Given the poems apparent strength, it seemed strange that it had received such little notice or appreciation from the editors of literary journals and publications. Indiana genealogist Michael Derrick Hudson, who authored the work, suspected that it might have had something to do with his not-so-exotic-sounding name.

“The poem in question, ‘The Bees, the Flowers, Jesus, Ancient Tigers, Poseidon, Adam and Eve,’ was rejected under my real name forty (40) times before I sent it out as Yi-Fen Chou (I keep detailed submission records). As Yi-Fen the poem was rejected nine (9) times before Prairie Schooner took it. If indeed this is one of the best American poems of 2015, it took quite a bit of effort to get it into print, but I’m nothing if not persistent,” he wrote.

It turns out that the “Chinese name strategy” was a winner. After being accepted by the esteemed journal, Hudson revealed to this year’s editor, award-winning author and poet Sherman Alexie, that there is really no such person as Yi-Fen Chou.

Alexie made no effort to hide his frustration or his political motivations in a lighthearted blog post he wrote, largely in response to the fiasco.

“I silently cursed him and wondered how I would deal with this colonial theft,” he writes, alluding to a white man’s theft of Chinese identity. Politically correct preferences, at least when Alexie is calling the shots, aren’t the stuff of theory and guesswork.

“Bluntly stated, I was more amenable to the poem because I thought the author was Chinese American,” he adds.

So, as it turns out, Hudson was clearly vindicated in employing his nom de plume strategy. And despite the frustration and embarrassment of being deceived, Alexie admits that he still likes the poem, and won’t disqualify it from the journal.

But despite this admission from the journal’s editor himself, some users on Twitter took the fiasco as an example of white males having an easier time getting published.

Others drew comparisons between Yi-Fe Chou and Rachel Dolezal, the woman born of white parents who identified as black and became president of a local NAACP chapter, since both had taken advantage of benefits that came with being part of a marginalized group.

However, playing on demographics to get published is nothing new.
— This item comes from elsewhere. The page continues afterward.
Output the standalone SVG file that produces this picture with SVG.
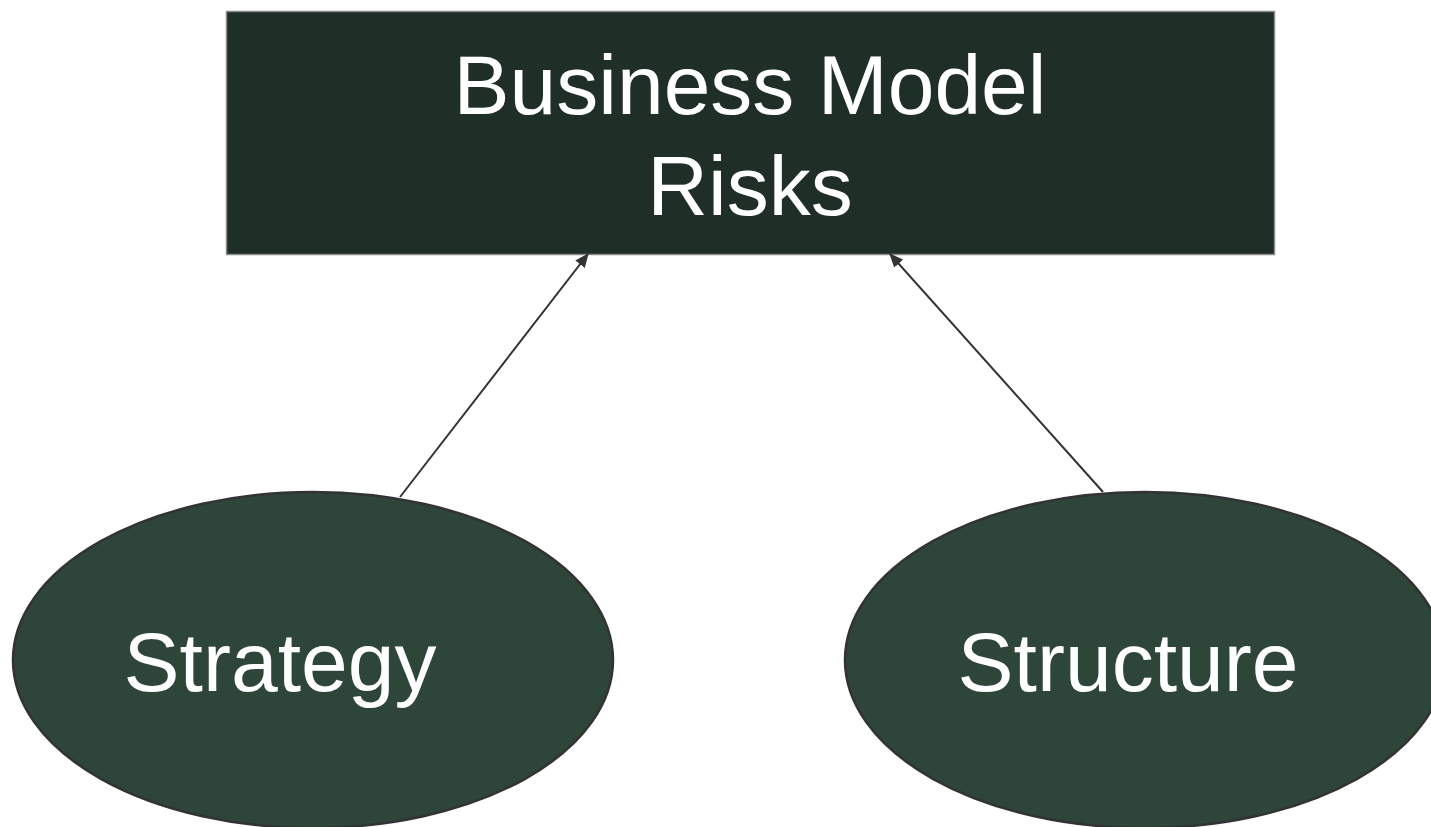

It’s no secret that women have long used male pen names to appeal to more readers and gain acceptance. Some famous examples include Victorian writer Mary Ann Evans, better known by her pen name George Eliot, and “Little Women” author Louisa May Alcott, who went by B. A. Evans. Even in the present day, Harry Potter author Joanne Rowling was urged by her publishers to go as J.K. Rowling, despite the fact that she doesn’t have a middle name at all.